Data listing

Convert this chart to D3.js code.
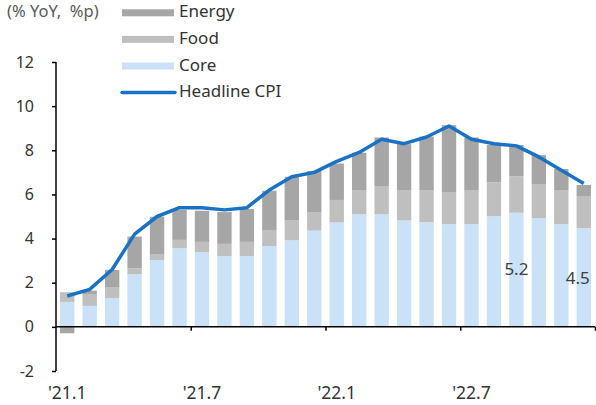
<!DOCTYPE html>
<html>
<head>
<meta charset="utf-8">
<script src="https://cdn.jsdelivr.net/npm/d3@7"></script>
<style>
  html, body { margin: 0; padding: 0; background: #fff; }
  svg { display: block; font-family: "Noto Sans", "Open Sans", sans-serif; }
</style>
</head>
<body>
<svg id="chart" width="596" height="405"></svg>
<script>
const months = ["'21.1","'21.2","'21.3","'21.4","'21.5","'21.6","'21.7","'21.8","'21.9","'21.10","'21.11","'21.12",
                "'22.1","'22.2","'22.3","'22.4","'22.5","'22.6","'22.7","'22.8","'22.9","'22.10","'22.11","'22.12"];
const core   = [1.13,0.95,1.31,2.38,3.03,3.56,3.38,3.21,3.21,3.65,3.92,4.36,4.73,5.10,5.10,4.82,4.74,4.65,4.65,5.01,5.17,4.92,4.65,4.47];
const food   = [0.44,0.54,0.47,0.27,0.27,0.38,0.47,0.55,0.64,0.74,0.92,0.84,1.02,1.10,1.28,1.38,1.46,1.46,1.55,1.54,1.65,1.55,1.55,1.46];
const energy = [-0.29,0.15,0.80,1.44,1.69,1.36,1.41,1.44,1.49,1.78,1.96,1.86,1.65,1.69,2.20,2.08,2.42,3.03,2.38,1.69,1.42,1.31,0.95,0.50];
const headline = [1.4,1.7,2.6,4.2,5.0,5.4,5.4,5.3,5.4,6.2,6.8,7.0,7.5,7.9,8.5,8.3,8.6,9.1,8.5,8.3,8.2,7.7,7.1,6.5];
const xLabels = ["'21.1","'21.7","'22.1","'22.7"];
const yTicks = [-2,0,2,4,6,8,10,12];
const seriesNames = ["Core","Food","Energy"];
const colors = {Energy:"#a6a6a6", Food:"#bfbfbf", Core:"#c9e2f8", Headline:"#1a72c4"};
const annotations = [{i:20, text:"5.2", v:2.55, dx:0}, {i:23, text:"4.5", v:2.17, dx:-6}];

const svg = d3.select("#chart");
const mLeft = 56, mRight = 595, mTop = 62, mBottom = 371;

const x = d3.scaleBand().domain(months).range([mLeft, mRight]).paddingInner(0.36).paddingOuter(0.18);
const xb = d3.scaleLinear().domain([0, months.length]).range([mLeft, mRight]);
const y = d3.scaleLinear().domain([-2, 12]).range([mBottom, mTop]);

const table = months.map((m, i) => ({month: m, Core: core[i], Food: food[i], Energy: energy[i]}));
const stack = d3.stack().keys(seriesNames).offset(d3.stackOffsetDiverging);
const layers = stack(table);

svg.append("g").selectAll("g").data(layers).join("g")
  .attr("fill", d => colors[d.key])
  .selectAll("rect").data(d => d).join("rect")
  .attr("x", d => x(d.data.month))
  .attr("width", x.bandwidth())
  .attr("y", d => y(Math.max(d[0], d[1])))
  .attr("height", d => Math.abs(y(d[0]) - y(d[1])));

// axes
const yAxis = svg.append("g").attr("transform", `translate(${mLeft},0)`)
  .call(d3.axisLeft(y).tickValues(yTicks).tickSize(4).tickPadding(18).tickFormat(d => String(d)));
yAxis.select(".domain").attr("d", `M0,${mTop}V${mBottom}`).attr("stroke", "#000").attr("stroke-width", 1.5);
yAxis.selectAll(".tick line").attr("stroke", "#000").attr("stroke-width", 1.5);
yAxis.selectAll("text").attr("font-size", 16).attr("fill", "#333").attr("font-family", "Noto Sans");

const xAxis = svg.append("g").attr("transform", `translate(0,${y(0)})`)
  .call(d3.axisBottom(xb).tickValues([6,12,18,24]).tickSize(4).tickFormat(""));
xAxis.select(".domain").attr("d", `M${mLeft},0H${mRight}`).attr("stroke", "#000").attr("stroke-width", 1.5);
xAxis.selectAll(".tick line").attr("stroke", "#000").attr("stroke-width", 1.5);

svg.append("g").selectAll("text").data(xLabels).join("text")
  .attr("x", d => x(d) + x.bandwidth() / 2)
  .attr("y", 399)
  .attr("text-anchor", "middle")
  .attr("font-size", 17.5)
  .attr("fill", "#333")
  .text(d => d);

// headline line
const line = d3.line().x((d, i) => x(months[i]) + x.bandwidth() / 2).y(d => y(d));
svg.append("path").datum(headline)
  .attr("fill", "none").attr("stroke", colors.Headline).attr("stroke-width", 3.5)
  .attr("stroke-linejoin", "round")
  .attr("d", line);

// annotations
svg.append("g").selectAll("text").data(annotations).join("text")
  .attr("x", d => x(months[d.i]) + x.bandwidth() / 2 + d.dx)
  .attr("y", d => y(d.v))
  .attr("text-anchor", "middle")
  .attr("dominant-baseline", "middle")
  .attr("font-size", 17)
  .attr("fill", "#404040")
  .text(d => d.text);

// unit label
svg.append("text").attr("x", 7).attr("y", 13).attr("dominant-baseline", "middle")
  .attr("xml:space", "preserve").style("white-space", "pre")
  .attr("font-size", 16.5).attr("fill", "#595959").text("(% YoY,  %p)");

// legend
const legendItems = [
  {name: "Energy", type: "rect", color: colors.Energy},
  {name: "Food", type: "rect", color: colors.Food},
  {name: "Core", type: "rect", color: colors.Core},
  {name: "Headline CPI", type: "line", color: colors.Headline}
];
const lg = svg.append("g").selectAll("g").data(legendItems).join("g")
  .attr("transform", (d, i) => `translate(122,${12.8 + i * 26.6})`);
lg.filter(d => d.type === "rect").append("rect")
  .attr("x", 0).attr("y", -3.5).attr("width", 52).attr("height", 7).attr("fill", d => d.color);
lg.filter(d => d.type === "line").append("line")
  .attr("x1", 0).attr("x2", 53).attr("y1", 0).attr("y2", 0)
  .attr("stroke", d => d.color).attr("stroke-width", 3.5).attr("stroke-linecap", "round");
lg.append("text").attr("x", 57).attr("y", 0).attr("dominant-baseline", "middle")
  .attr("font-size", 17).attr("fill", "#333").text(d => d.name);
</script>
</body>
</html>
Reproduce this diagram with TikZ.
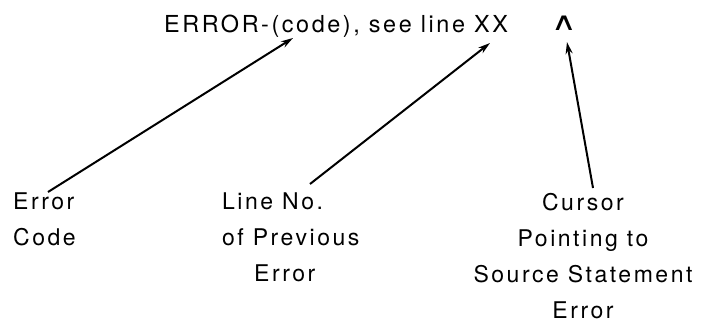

### Exercise requirements
Set the pictures aside and transcribe the data above exactly.

### Task result
Convert this chart to D3.js code.
<!DOCTYPE html>
<html>
<head>
<meta charset="utf-8">
<script src="https://cdn.jsdelivr.net/npm/d3@7"></script>
<style>
  html, body { margin: 0; padding: 0; background: #fff; }
  svg { display: block; font-family: "Noto Sans", "Open Sans", sans-serif; }
</style>
</head>
<body>
<svg id="chart" width="596" height="405"></svg>
<script>
const months = ["'21.1","'21.2","'21.3","'21.4","'21.5","'21.6","'21.7","'21.8","'21.9","'21.10","'21.11","'21.12",
                "'22.1","'22.2","'22.3","'22.4","'22.5","'22.6","'22.7","'22.8","'22.9","'22.10","'22.11","'22.12"];
const core   = [1.13,0.95,1.31,2.38,3.03,3.56,3.38,3.21,3.21,3.65,3.92,4.36,4.73,5.10,5.10,4.82,4.74,4.65,4.65,5.01,5.17,4.92,4.65,4.47];
const food   = [0.44,0.54,0.47,0.27,0.27,0.38,0.47,0.55,0.64,0.74,0.92,0.84,1.02,1.10,1.28,1.38,1.46,1.46,1.55,1.54,1.65,1.55,1.55,1.46];
const energy = [-0.29,0.15,0.80,1.44,1.69,1.36,1.41,1.44,1.49,1.78,1.96,1.86,1.65,1.69,2.20,2.08,2.42,3.03,2.38,1.69,1.42,1.31,0.95,0.50];
const headline = [1.4,1.7,2.6,4.2,5.0,5.4,5.4,5.3,5.4,6.2,6.8,7.0,7.5,7.9,8.5,8.3,8.6,9.1,8.5,8.3,8.2,7.7,7.1,6.5];
const xLabels = ["'21.1","'21.7","'22.1","'22.7"];
const yTicks = [-2,0,2,4,6,8,10,12];
const seriesNames = ["Core","Food","Energy"];
const colors = {Energy:"#a6a6a6", Food:"#bfbfbf", Core:"#c9e2f8", Headline:"#1a72c4"};
const annotations = [{i:20, text:"5.2", v:2.55, dx:0}, {i:23, text:"4.5", v:2.17, dx:-6}];

const svg = d3.select("#chart");
const mLeft = 56, mRight = 595, mTop = 62, mBottom = 371;

const x = d3.scaleBand().domain(months).range([mLeft, mRight]).paddingInner(0.36).paddingOuter(0.18);
const xb = d3.scaleLinear().domain([0, months.length]).range([mLeft, mRight]);
const y = d3.scaleLinear().domain([-2, 12]).range([mBottom, mTop]);

const table = months.map((m, i) => ({month: m, Core: core[i], Food: food[i], Energy: energy[i]}));
const stack = d3.stack().keys(seriesNames).offset(d3.stackOffsetDiverging);
const layers = stack(table);

svg.append("g").selectAll("g").data(layers).join("g")
  .attr("fill", d => colors[d.key])
  .selectAll("rect").data(d => d).join("rect")
  .attr("x", d => x(d.data.month))
  .attr("width", x.bandwidth())
  .attr("y", d => y(Math.max(d[0], d[1])))
  .attr("height", d => Math.abs(y(d[0]) - y(d[1])));

// axes
const yAxis = svg.append("g").attr("transform", `translate(${mLeft},0)`)
  .call(d3.axisLeft(y).tickValues(yTicks).tickSize(4).tickPadding(18).tickFormat(d => String(d)));
yAxis.select(".domain").attr("d", `M0,${mTop}V${mBottom}`).attr("stroke", "#000").attr("stroke-width", 1.5);
yAxis.selectAll(".tick line").attr("stroke", "#000").attr("stroke-width", 1.5);
yAxis.selectAll("text").attr("font-size", 16).attr("fill", "#333").attr("font-family", "Noto Sans");

const xAxis = svg.append("g").attr("transform", `translate(0,${y(0)})`)
  .call(d3.axisBottom(xb).tickValues([6,12,18,24]).tickSize(4).tickFormat(""));
xAxis.select(".domain").attr("d", `M${mLeft},0H${mRight}`).attr("stroke", "#000").attr("stroke-width", 1.5);
xAxis.selectAll(".tick line").attr("stroke", "#000").attr("stroke-width", 1.5);

svg.append("g").selectAll("text").data(xLabels).join("text")
  .attr("x", d => x(d) + x.bandwidth() / 2)
  .attr("y", 399)
  .attr("text-anchor", "middle")
  .attr("font-size", 17.5)
  .attr("fill", "#333")
  .text(d => d);

// headline line
const line = d3.line().x((d, i) => x(months[i]) + x.bandwidth() / 2).y(d => y(d));
svg.append("path").datum(headline)
  .attr("fill", "none").attr("stroke", colors.Headline).attr("stroke-width", 3.5)
  .attr("stroke-linejoin", "round")
  .attr("d", line);

// annotations
svg.append("g").selectAll("text").data(annotations).join("text")
  .attr("x", d => x(months[d.i]) + x.bandwidth() / 2 + d.dx)
  .attr("y", d => y(d.v))
  .attr("text-anchor", "middle")
  .attr("dominant-baseline", "middle")
  .attr("font-size", 17)
  .attr("fill", "#404040")
  .text(d => d.text);

// unit label
svg.append("text").attr("x", 7).attr("y", 13).attr("dominant-baseline", "middle")
  .attr("xml:space", "preserve").style("white-space", "pre")
  .attr("font-size", 16.5).attr("fill", "#595959").text("(% YoY,  %p)");

// legend
const legendItems = [
  {name: "Energy", type: "rect", color: colors.Energy},
  {name: "Food", type: "rect", color: colors.Food},
  {name: "Core", type: "rect", color: colors.Core},
  {name: "Headline CPI", type: "line", color: colors.Headline}
];
const lg = svg.append("g").selectAll("g").data(legendItems).join("g")
  .attr("transform", (d, i) => `translate(122,${12.8 + i * 26.6})`);
lg.filter(d => d.type === "rect").append("rect")
  .attr("x", 0).attr("y", -3.5).attr("width", 52).attr("height", 7).attr("fill", d => d.color);
lg.filter(d => d.type === "line").append("line")
  .attr("x1", 0).attr("x2", 53).attr("y1", 0).attr("y2", 0)
  .attr("stroke", d => d.color).attr("stroke-width", 3.5).attr("stroke-linecap", "round");
lg.append("text").attr("x", 57).attr("y", 0).attr("dominant-baseline", "middle")
  .attr("font-size", 17).attr("fill", "#333").text(d => d.name);
</script>
</body>
</html>
Reproduce this diagram with TikZ.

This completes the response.